# [WHAT YOU ARE ASKED TO DO]
Transcribe all of the data exactly. Omit the pictures.

# [INFORMATION PROVIDED]

***

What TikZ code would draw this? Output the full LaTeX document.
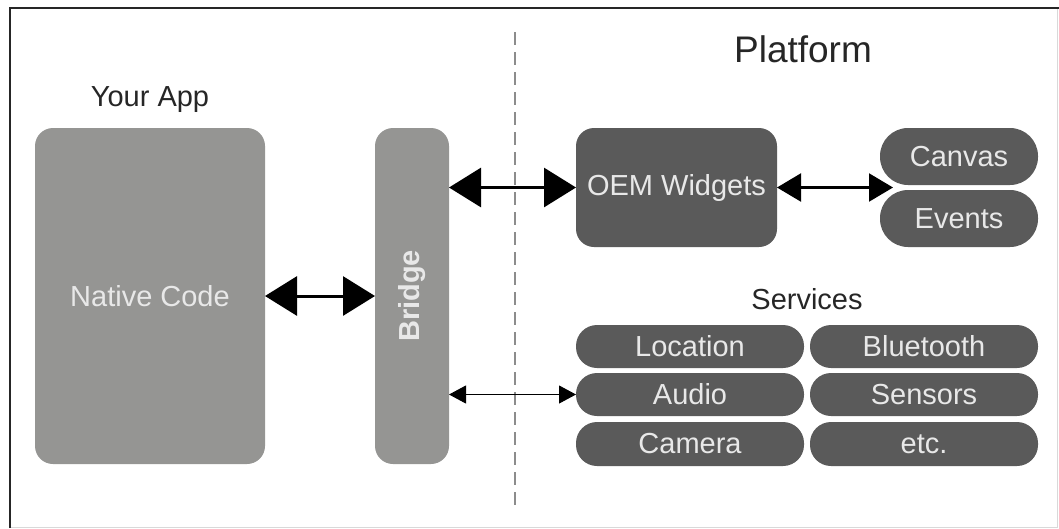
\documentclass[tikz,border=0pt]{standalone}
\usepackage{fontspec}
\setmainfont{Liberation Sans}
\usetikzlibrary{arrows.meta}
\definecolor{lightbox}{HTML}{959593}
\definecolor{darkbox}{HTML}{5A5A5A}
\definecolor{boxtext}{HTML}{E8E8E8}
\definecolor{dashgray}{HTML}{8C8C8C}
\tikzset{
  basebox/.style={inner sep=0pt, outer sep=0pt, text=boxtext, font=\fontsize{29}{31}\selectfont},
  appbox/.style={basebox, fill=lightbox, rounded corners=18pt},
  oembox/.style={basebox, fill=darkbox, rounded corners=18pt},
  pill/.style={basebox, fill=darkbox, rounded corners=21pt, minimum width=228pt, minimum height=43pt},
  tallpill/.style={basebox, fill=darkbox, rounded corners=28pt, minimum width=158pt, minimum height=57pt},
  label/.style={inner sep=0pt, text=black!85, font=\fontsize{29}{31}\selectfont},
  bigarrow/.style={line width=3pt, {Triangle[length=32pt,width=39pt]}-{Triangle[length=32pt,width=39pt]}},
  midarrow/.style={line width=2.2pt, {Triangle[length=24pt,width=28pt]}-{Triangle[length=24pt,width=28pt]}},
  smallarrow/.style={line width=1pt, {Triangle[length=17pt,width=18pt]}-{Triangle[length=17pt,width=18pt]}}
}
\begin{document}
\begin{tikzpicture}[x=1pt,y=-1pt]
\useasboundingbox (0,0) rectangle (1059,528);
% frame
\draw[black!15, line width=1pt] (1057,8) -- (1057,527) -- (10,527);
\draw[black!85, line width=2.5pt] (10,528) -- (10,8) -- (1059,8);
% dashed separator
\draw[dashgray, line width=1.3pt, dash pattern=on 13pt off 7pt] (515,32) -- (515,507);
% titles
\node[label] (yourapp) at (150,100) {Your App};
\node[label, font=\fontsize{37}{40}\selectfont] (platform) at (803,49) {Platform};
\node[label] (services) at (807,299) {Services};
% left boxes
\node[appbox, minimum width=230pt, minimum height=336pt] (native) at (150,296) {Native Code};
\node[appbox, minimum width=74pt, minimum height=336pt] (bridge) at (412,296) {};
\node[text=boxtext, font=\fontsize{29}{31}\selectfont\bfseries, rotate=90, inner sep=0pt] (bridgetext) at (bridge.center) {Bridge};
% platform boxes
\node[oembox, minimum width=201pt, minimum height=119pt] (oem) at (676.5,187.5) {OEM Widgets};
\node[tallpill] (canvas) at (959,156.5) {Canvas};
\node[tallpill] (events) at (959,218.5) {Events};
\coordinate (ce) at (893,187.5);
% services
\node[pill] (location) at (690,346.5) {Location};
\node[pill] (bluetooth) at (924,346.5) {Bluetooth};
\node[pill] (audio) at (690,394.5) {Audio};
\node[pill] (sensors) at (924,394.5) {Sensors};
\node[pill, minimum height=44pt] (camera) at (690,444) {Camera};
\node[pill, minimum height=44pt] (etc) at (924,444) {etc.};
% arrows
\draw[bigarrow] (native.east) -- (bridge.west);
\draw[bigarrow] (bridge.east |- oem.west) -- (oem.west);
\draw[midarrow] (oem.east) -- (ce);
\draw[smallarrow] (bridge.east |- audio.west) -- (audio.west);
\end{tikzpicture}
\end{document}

***

# [EXERCISE RESPONSE]
What TikZ code would draw this? Output the full LaTeX document.
\documentclass[tikz,border=0pt]{standalone}
\usepackage{fontspec}
\setmainfont{Liberation Sans}
\usetikzlibrary{arrows.meta}
\definecolor{lightbox}{HTML}{959593}
\definecolor{darkbox}{HTML}{5A5A5A}
\definecolor{boxtext}{HTML}{E8E8E8}
\definecolor{dashgray}{HTML}{8C8C8C}
\tikzset{
  basebox/.style={inner sep=0pt, outer sep=0pt, text=boxtext, font=\fontsize{29}{31}\selectfont},
  appbox/.style={basebox, fill=lightbox, rounded corners=18pt},
  oembox/.style={basebox, fill=darkbox, rounded corners=18pt},
  pill/.style={basebox, fill=darkbox, rounded corners=21pt, minimum width=228pt, minimum height=43pt},
  tallpill/.style={basebox, fill=darkbox, rounded corners=28pt, minimum width=158pt, minimum height=57pt},
  label/.style={inner sep=0pt, text=black!85, font=\fontsize{29}{31}\selectfont},
  bigarrow/.style={line width=3pt, {Triangle[length=32pt,width=39pt]}-{Triangle[length=32pt,width=39pt]}},
  midarrow/.style={line width=2.2pt, {Triangle[length=24pt,width=28pt]}-{Triangle[length=24pt,width=28pt]}},
  smallarrow/.style={line width=1pt, {Triangle[length=17pt,width=18pt]}-{Triangle[length=17pt,width=18pt]}}
}
\begin{document}
\begin{tikzpicture}[x=1pt,y=-1pt]
\useasboundingbox (0,0) rectangle (1059,528);
% frame
\draw[black!15, line width=1pt] (1057,8) -- (1057,527) -- (10,527);
\draw[black!85, line width=2.5pt] (10,528) -- (10,8) -- (1059,8);
% dashed separator
\draw[dashgray, line width=1.3pt, dash pattern=on 13pt off 7pt] (515,32) -- (515,507);
% titles
\node[label] (yourapp) at (150,100) {Your App};
\node[label, font=\fontsize{37}{40}\selectfont] (platform) at (803,49) {Platform};
\node[label] (services) at (807,299) {Services};
% left boxes
\node[appbox, minimum width=230pt, minimum height=336pt] (native) at (150,296) {Native Code};
\node[appbox, minimum width=74pt, minimum height=336pt] (bridge) at (412,296) {};
\node[text=boxtext, font=\fontsize{29}{31}\selectfont\bfseries, rotate=90, inner sep=0pt] (bridgetext) at (bridge.center) {Bridge};
% platform boxes
\node[oembox, minimum width=201pt, minimum height=119pt] (oem) at (676.5,187.5) {OEM Widgets};
\node[tallpill] (canvas) at (959,156.5) {Canvas};
\node[tallpill] (events) at (959,218.5) {Events};
\coordinate (ce) at (893,187.5);
% services
\node[pill] (location) at (690,346.5) {Location};
\node[pill] (bluetooth) at (924,346.5) {Bluetooth};
\node[pill] (audio) at (690,394.5) {Audio};
\node[pill] (sensors) at (924,394.5) {Sensors};
\node[pill, minimum height=44pt] (camera) at (690,444) {Camera};
\node[pill, minimum height=44pt] (etc) at (924,444) {etc.};
% arrows
\draw[bigarrow] (native.east) -- (bridge.west);
\draw[bigarrow] (bridge.east |- oem.west) -- (oem.west);
\draw[midarrow] (oem.east) -- (ce);
\draw[smallarrow] (bridge.east |- audio.west) -- (audio.west);
\end{tikzpicture}
\end{document}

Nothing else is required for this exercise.